Greetings, dear readers!
My October surprise is a sneak peek at my November 2021 release, Ursula's Inheritance. The third book in my American Civil War Brides series, it was a surprise to me, too! After publishing Book 2, Mercies of the Fallen, I thought I was finished with Ursula's story. But readers thought otherwise!
Mercies took place between the Battles of Antietam and Gettysburg. It ended just after the infamous New York City draft riots of July 1863. Readers wanted to know what happened next in the lives of Ursula and her Union officer Captain Rowan Buckley. Does he survive the war? Can she come out of hiding and clear her name? Will their young marriage born of desperate circumstances become a lasting union of souls? And what about the secrets still between them?

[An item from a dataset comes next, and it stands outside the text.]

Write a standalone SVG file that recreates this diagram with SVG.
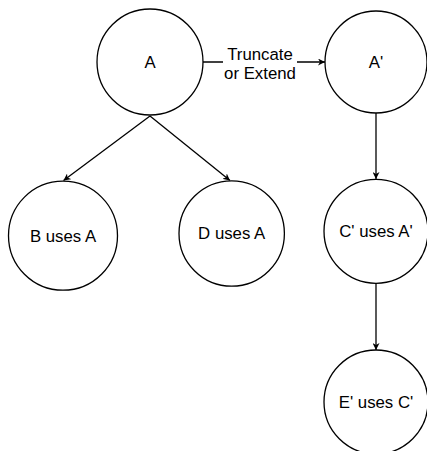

Did you know that this is how Louisa May Alcott's Little Women got written too? The first volume (1868) was a great success. But readers were eager for more. Alcott quickly completed a second volume in 1869. The two volumes were issued in 1880 as a single novel that has become our cherished classic.
I hope you'll enjoy what happens next in the story...The opening is from Rowan's viewpoint, and I hope you'll learn what a great dad he is becoming....
Chapter One, Ursula's Inheritance
April 1864, Gramercy Park, Manhattan
Even with the one eye the war had left him, Rowan Buckley knew the wee one pilfering from the garden was a girl, despite her trousers. He frowned at the canvas bag at her feet.
“So it is not a squirrel with an interest in our angelica, then?” he asked quietly.
The urchin turned, startled eyes narrowing. “Better me than an Irish thug!” she spat out.
The girl took advantage of his hesitation and his limited depth perception. She grabbed the sack and raced toward the iron garden gate. But after three hard years of soldiering, there was nothing wrong with Rowan’s reflexes. He caught up, took her wrist, and, when she resisted, her waist. She had a waist. So she was a little older than her small size had first impressed upon him.
“Please let me go, sir,” an even smaller voice came out of her.
“Am I ‘sir’ then, now that you’re caught?”
“You are a black Irish scoundrel to hold me against my will!”
She kicked him. Hard enough to throw off his stance. He maintained his temper and light grip as he steered her toward the tradesman’s door of Ursula’s house.
“You’ve nothing to fear from me, lass.” He sent her through the entrance with a nudge at her back. “Now hush up your caterwauling, the baby’s asleep.”
Jonathan was stretched out at the hearth, his stockinged foot rocking the cradle. His eyebrow arched.
“Company? The kettle’s on, my fine fellow.”
“Your fellow is a girl, and there’s nothing fine about her,” Rowan corrected, lifting the cap off his captive’s head. Fair-haired braids descended. “May I present our angelica and camomile thief?”
Jonathan smiled. “Ah. Mystery solved.”
The girl’s eyes fired. “I planted that garden!”
“Did you?” Jonathan asked in his most charming southern tone. “Fetch the young horticulturist a chair, brother.”
“She kicks,” Rowan warned.
The girl’s light brown eyes narrowed as she looked from one to the other. “You’re not brothers.”
“And you neglected to pay for your trousers,” Rowan observed, yanking off and reading the dry goods store tag. “The proprietor might want a word with you about that.”
“The proprietor is my father. His name is Selby, see?”
A rustling of nightclothes and Ursula stood in the back doorway. “Mr. Thomas Selby?”
Rowan saw something familiar in the girl’s trapped look, the tears stubbornly held back.
“You are so confusing! All of you!” she shouted, loud enough to startle wee Henry to wailing.
“Aw, there now then, fledgling,” Rowan soothed, lifting the baby from cradle and into his arms. “You’ve had enough of the lot of us, have you?”
Ursula kept her eyes fixed on the girl.
“What is your name?”
She glanced in the sack, “Thank you, Penina. A little camomile is exactly what we need for our Henry’s teething gums. Take the rest home. Will you not join us for breakfast first?”
Rowan sighed. His wife had found another stray. He rubbed his sore shin, then fetched the frying pan. This little one might enjoy some of his oatcakes, he supposed.